Over three weeks in India, I can count on one hand the number of women I’ve seen driving a car or motorbike. As you move farther and farther away from large metropolitan areas, caste system and gender roles become more and more pronounced, increasingly staid and traditional. I was under the mistaken and naïve impression that the caste system was a thing of the past. I knew that the lowest caste, the untouchables, were renamed “Children of God” but that had little effect on the hierarchy. It is fascinating that nobody seems at odds with the system. It is just for this lifetime, why worry? There are so many more lifetimes to come. No struggle against oppression. To my frame of mind it astounds me to know that an untouchable is not even supposed to let their shadow touch that of a member of a higher caste. The stables where our horses are based make it a particular, and controversial policy to hire untouchables, precisely BECAUSE it is such a difficult life. We are told that many Indian nationals would refuse to ever get on a horse that was saddled by an untouchable, and it would be unthinkable to eat food prepared by them. It never becomes clear to me how you know another’s caste standing, though some have black symbols and marks between their brows that I am told are caste markings, but certainly not everyone has these. Sex roles, too are so very rigid. Rural women keep heads and frequently faces covered. Men are affectionate together, walking hand-in-hand or arm-in-arm, hugging. Westerners don’t recognize the ease of men together and overlay a sexual connotation that is not part of it. The sexes aren’t allowed to intermingle, so affection is very free and easy. As a Westerner, I have to learn NOT to extend my hand in greeting to an Indian woman or physically interact with the opposite sex.
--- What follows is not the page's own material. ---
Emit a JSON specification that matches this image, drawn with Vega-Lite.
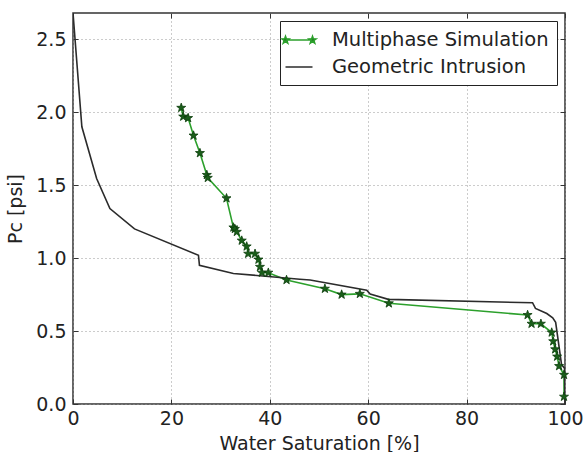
{
  "$schema": "https://vega.github.io/schema/vega-lite/v6.json",
  "autosize": "none",
  "width": 492,
  "height": 391,
  "padding": {"left": 73, "top": 13, "right": 20, "bottom": 48},
  "background": "white",
  "config": {
    "view": {"stroke": "#333", "strokeWidth": 1.5},
    "axis": {
      "labelFont": "DejaVu Sans", "labelFontSize": 19, "labelColor": "#222", "labelFlush": false,
      "titleFont": "DejaVu Sans", "titleFontSize": 19, "titleFontWeight": "normal", "titleColor": "#222",
      "domain": false, "tickColor": "#333", "tickSize": -5, "tickWidth": 1
    }
  },
  "data": {"values": [
    {"s": "Multiphase Simulation", "i": 1, "x": 22.0, "y": 2.03},
    {"s": "Multiphase Simulation", "i": 2, "x": 22.4, "y": 1.97},
    {"s": "Multiphase Simulation", "i": 3, "x": 23.4, "y": 1.96},
    {"s": "Multiphase Simulation", "i": 4, "x": 24.5, "y": 1.84},
    {"s": "Multiphase Simulation", "i": 5, "x": 25.8, "y": 1.72},
    {"s": "Multiphase Simulation", "i": 6, "x": 27.2, "y": 1.57},
    {"s": "Multiphase Simulation", "i": 7, "x": 27.4, "y": 1.55},
    {"s": "Multiphase Simulation", "i": 8, "x": 31.2, "y": 1.41},
    {"s": "Multiphase Simulation", "i": 9, "x": 32.6, "y": 1.21},
    {"s": "Multiphase Simulation", "i": 10, "x": 32.9, "y": 1.20},
    {"s": "Multiphase Simulation", "i": 11, "x": 33.3, "y": 1.18},
    {"s": "Multiphase Simulation", "i": 12, "x": 34.3, "y": 1.12},
    {"s": "Multiphase Simulation", "i": 13, "x": 35.3, "y": 1.08},
    {"s": "Multiphase Simulation", "i": 14, "x": 35.6, "y": 1.03},
    {"s": "Multiphase Simulation", "i": 15, "x": 37.0, "y": 1.03},
    {"s": "Multiphase Simulation", "i": 16, "x": 37.7, "y": 0.99},
    {"s": "Multiphase Simulation", "i": 17, "x": 38.0, "y": 0.94},
    {"s": "Multiphase Simulation", "i": 18, "x": 38.4, "y": 0.90},
    {"s": "Multiphase Simulation", "i": 19, "x": 39.7, "y": 0.90},
    {"s": "Multiphase Simulation", "i": 20, "x": 43.4, "y": 0.85},
    {"s": "Multiphase Simulation", "i": 21, "x": 51.2, "y": 0.79},
    {"s": "Multiphase Simulation", "i": 22, "x": 54.6, "y": 0.75},
    {"s": "Multiphase Simulation", "i": 23, "x": 58.3, "y": 0.755},
    {"s": "Multiphase Simulation", "i": 24, "x": 64.2, "y": 0.69},
    {"s": "Multiphase Simulation", "i": 25, "x": 92.4, "y": 0.61},
    {"s": "Multiphase Simulation", "i": 26, "x": 93.2, "y": 0.55},
    {"s": "Multiphase Simulation", "i": 27, "x": 95.1, "y": 0.55},
    {"s": "Multiphase Simulation", "i": 28, "x": 97.3, "y": 0.49},
    {"s": "Multiphase Simulation", "i": 29, "x": 97.6, "y": 0.43},
    {"s": "Multiphase Simulation", "i": 30, "x": 98.0, "y": 0.375},
    {"s": "Multiphase Simulation", "i": 31, "x": 98.4, "y": 0.325},
    {"s": "Multiphase Simulation", "i": 32, "x": 98.8, "y": 0.26},
    {"s": "Multiphase Simulation", "i": 33, "x": 99.8, "y": 0.20},
    {"s": "Multiphase Simulation", "i": 34, "x": 99.8, "y": 0.05},
    {"s": "Geometric Intrusion", "i": 1, "x": 0.0, "y": 2.68},
    {"s": "Geometric Intrusion", "i": 2, "x": 1.8, "y": 1.90},
    {"s": "Geometric Intrusion", "i": 3, "x": 4.8, "y": 1.545},
    {"s": "Geometric Intrusion", "i": 4, "x": 7.5, "y": 1.34},
    {"s": "Geometric Intrusion", "i": 5, "x": 12.5, "y": 1.20},
    {"s": "Geometric Intrusion", "i": 6, "x": 25.5, "y": 1.02},
    {"s": "Geometric Intrusion", "i": 7, "x": 25.7, "y": 0.95},
    {"s": "Geometric Intrusion", "i": 8, "x": 32.6, "y": 0.895},
    {"s": "Geometric Intrusion", "i": 9, "x": 46.1, "y": 0.855},
    {"s": "Geometric Intrusion", "i": 10, "x": 48.2, "y": 0.85},
    {"s": "Geometric Intrusion", "i": 11, "x": 59.7, "y": 0.78},
    {"s": "Geometric Intrusion", "i": 12, "x": 60.4, "y": 0.753},
    {"s": "Geometric Intrusion", "i": 13, "x": 64.1, "y": 0.717},
    {"s": "Geometric Intrusion", "i": 14, "x": 93.4, "y": 0.694},
    {"s": "Geometric Intrusion", "i": 15, "x": 94.0, "y": 0.655},
    {"s": "Geometric Intrusion", "i": 16, "x": 96.3, "y": 0.62},
    {"s": "Geometric Intrusion", "i": 17, "x": 97.5, "y": 0.59},
    {"s": "Geometric Intrusion", "i": 18, "x": 98.1, "y": 0.56},
    {"s": "Geometric Intrusion", "i": 19, "x": 99.3, "y": 0.27},
    {"s": "Geometric Intrusion", "i": 20, "x": 99.9, "y": 0.245},
    {"s": "Geometric Intrusion", "i": 21, "x": 100.0, "y": 0.0}
  ]},
  "layer": [
    {
      "mark": {"type": "line", "strokeWidth": 1.6, "clip": true},
      "encoding": {
        "x": {"field": "x", "type": "quantitative", "scale": {"domain": [0, 100], "nice": false},
          "axis": {"title": "Water Saturation [%]", "values": [0, 20, 40, 60, 80, 100], "format": "d",
            "grid": true, "gridColor": "#999", "gridDash": [1, 3], "labelPadding": 10, "titlePadding": 6}},
        "y": {"field": "y", "type": "quantitative", "scale": {"domain": [0, 2.68], "nice": false, "zero": false},
          "axis": {"title": "Pc [psi]", "values": [0, 0.5, 1.0, 1.5, 2.0, 2.5], "format": ".1f",
            "grid": true, "gridColor": "#999", "gridDash": [1, 3], "labelPadding": 12, "titlePadding": 10}},
        "order": {"field": "i", "type": "quantitative"},
        "color": {"field": "s", "type": "nominal",
          "scale": {"domain": ["Multiphase Simulation", "Geometric Intrusion"], "range": ["#2ca02c", "#2b2b2b"]},
          "legend": {
            "title": null, "orient": "top-right", "offset": 8,
            "strokeColor": "#222", "fillColor": "white", "padding": 8,
            "labelFont": "DejaVu Sans", "labelFontSize": 19.5, "labelColor": "#222", "labelLimit": 400,
            "symbolSize": 400, "rowPadding": 6, "labelOffset": 22, "symbolStrokeWidth": 1.5, "symbolOffset": 0,
            "encode": {"symbols": {"update": {
              "shape": {"signal": "datum.value === 'Multiphase Simulation' ? 'M-1.35,0L1.35,0M-1.35,-0.38L-1.26,-0.123L-0.989,-0.117L-1.206,0.047L-1.127,0.307L-1.35,0.152L-1.573,0.307L-1.494,0.047L-1.711,-0.117L-1.44,-0.123ZM1.35,-0.38L1.44,-0.123L1.711,-0.117L1.494,0.047L1.573,0.307L1.35,0.152L1.127,0.307L1.206,0.047L0.989,-0.117L1.26,-0.123Z' : 'M-1.35,0L1.35,0'"},
              "fill": {"signal": "datum.value === 'Multiphase Simulation' ? '#1a5e1a' : 'transparent'"}
            }}}
          }}
      }
    },
    {
      "transform": [{"filter": "datum.s === 'Multiphase Simulation'"}],
      "mark": {"type": "point", "filled": true, "size": 90,
        "shape": "M0,-1L0.235,-0.324L0.951,-0.309L0.380,0.124L0.588,0.809L0,0.4L-0.588,0.809L-0.380,0.124L-0.951,-0.309L-0.235,-0.324Z",
        "fill": "#1a5e1a", "stroke": "#0d3d0d", "strokeWidth": 0.8, "opacity": 1},
      "encoding": {
        "x": {"field": "x", "type": "quantitative",
          "axis": {"orient": "top", "labels": false, "grid": false, "title": null, "values": [0, 20, 40, 60, 80, 100]}},
        "y": {"field": "y", "type": "quantitative",
          "axis": {"orient": "right", "labels": false, "grid": false, "title": null, "values": [0, 0.5, 1.0, 1.5, 2.0, 2.5]}}
      }
    }
  ],
  "resolve": {"axis": {"x": "independent", "y": "independent"}}
}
Rajasthani men, the vast majority of boys and young men, at least, wear earrings in both pierced ears. Almost always it is the “Rajasthan Flower” which I am told is the symbol of the region. Like when we were little kids and drew flowers by scribbling concentric loops into a larger circle, many of this design have what appear to be rubies or diamonds—always red and white—I presume, perhaps erroneously, that they must be glass chips since these guys live off the land as goatherds or are unemployed, all dwelling in tiny villages. The staff working with us for the ride has them, and most of them are untouchables. Many women are also pierced in noses and ears, but on them I don’t see the flower design, just simple studs. Though to be honest, women’s ears are regularly covered by veils.